As usual, the end game will boil down to yield curve controls and more money printing, which means more currency debasement and a central bank system that secretly (and historically) favors inflation over truth and markets over Main Street.
2018: A Template for 2023
Throughout the entire year 2018, as the Fed forward-guided rate hikes at 25 bps a pop, I warned investors of a massive year-end correction and to prepare their portfolios accordingly.
This required no tarot cards or market-timing hype.
So, how did I know?
Easy: The Fed told me so in October of 2017. That’s when they publicly announced a tapering of Treasury purchases and progressive rate hikes for 2018.
In short: They were putting a match to a can of gasoline.
Given that liquidity and low rates were the sole winds beneath the debt-driven market bubble which began under Bernanke following the 2008 crisis, it didn’t require exceptional genius in 2017 to see that reduced liquidity and rising rates in 2018 would immediately have the opposite effect—namely, send bloated markets tanking.
By Christmas of 2018, markets were gyrating at 10% swings per day, and by New Year’s Eve, panic was everywhere as I watched the fireworks from Cannes with that annoying “I told you so” expression.

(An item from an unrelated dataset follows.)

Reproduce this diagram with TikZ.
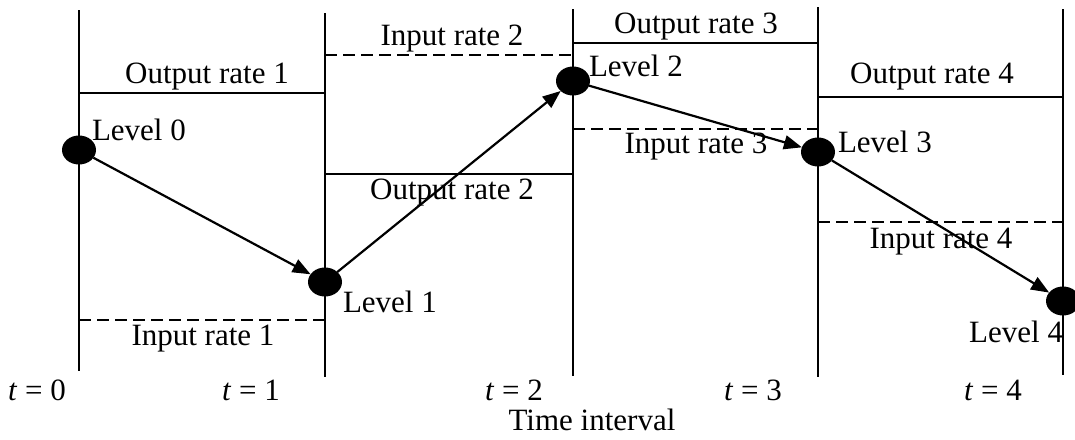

Rolling into 2019, the Fed then did precisely what any addict would do. When markets tanked, the Fed stopped the rate hikes and re-ignited more addictive money printing liquidity—literally unlimited QE.
My book, Rigged to Fail, came out that same year; the timing as well as title was spot on. The Fed’s mandate was the market, not the economy. Debt, and the future be damned—just prop risk assets and let the next generation swallow the bill.
Today, we see a similar “2018 move” from hyper-liquidity to drying-liquidity by a desperate Fed tapering UST purchases into a market bubble and seeking to raise rates despite a debt bubble.
Why are they repeating this insanity yet again?
Simple: They see a market implosion ahead and need rates to go up now so that they will have something to cut when the next recession and market slide–which they alone created rears its head yet again.
Get Ready for Convulsions in 2023
So let me be perfectly clear again: When the current QT liquidity spigot starts to dry up during a “taper,” the liquidity-addicted markets will go into withdrawal convulsions.
In other words, expect some serious volatility in 2023.
To grasp this, it is essential to recognize the illusion of Fed power in general and to embrace the tragic fragility in what was otherwise the most liquid (i.e., doped and artificial) market in the world.
And if you want to see what fragility looks like, keep reading…
Boring Stuff Like Treasury Volumes
For the last two decades, outstanding Treasuries (i.e., Uncle Sam’s IOUs) have risen by 7-fold while cash volumes for the same period rose by less than 2-fold from $370B to $620B.